### Direction
Only the lines from the start of the data below through the line that contains "ax = fig.add_axes([0.078, 0.063, 0.493, 0.891])" are to be copied, exactly and without pictures.

### Given information
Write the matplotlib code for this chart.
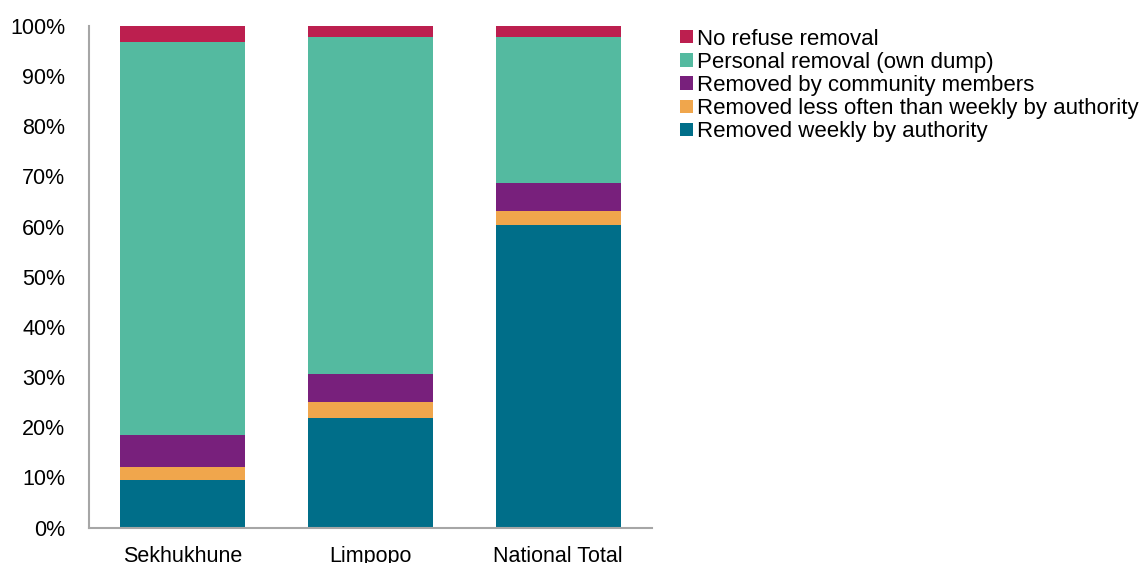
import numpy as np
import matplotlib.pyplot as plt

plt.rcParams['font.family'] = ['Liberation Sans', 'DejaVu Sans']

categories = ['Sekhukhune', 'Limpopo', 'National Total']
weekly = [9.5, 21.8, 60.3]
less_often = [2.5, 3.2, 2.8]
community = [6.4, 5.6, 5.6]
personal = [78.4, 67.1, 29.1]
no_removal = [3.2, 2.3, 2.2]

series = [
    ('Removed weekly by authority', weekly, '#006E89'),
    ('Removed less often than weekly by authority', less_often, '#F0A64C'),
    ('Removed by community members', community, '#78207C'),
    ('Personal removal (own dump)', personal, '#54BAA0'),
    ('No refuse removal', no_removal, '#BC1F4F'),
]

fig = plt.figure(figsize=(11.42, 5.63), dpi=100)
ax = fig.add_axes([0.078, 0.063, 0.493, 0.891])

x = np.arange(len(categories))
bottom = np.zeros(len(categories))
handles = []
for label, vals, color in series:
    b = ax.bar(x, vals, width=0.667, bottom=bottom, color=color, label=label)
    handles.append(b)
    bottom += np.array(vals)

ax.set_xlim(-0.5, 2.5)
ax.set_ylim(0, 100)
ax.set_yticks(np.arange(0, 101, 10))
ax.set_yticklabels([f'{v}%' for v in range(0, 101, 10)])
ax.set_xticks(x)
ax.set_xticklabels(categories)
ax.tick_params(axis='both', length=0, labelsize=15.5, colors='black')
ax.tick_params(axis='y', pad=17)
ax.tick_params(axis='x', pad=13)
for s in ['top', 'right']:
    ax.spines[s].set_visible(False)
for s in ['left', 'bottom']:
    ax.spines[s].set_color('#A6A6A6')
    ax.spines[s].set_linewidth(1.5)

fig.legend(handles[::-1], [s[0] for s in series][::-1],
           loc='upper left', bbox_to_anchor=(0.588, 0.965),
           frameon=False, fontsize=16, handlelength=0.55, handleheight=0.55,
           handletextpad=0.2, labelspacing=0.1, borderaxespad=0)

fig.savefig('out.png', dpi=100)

### Solution to this problem
Write the matplotlib code for this chart.
import numpy as np
import matplotlib.pyplot as plt

plt.rcParams['font.family'] = ['Liberation Sans', 'DejaVu Sans']

categories = ['Sekhukhune', 'Limpopo', 'National Total']
weekly = [9.5, 21.8, 60.3]
less_often = [2.5, 3.2, 2.8]
community = [6.4, 5.6, 5.6]
personal = [78.4, 67.1, 29.1]
no_removal = [3.2, 2.3, 2.2]

series = [
    ('Removed weekly by authority', weekly, '#006E89'),
    ('Removed less often than weekly by authority', less_often, '#F0A64C'),
    ('Removed by community members', community, '#78207C'),
    ('Personal removal (own dump)', personal, '#54BAA0'),
    ('No refuse removal', no_removal, '#BC1F4F'),
]

fig = plt.figure(figsize=(11.42, 5.63), dpi=100)
ax = fig.add_axes([0.078, 0.063, 0.493, 0.891])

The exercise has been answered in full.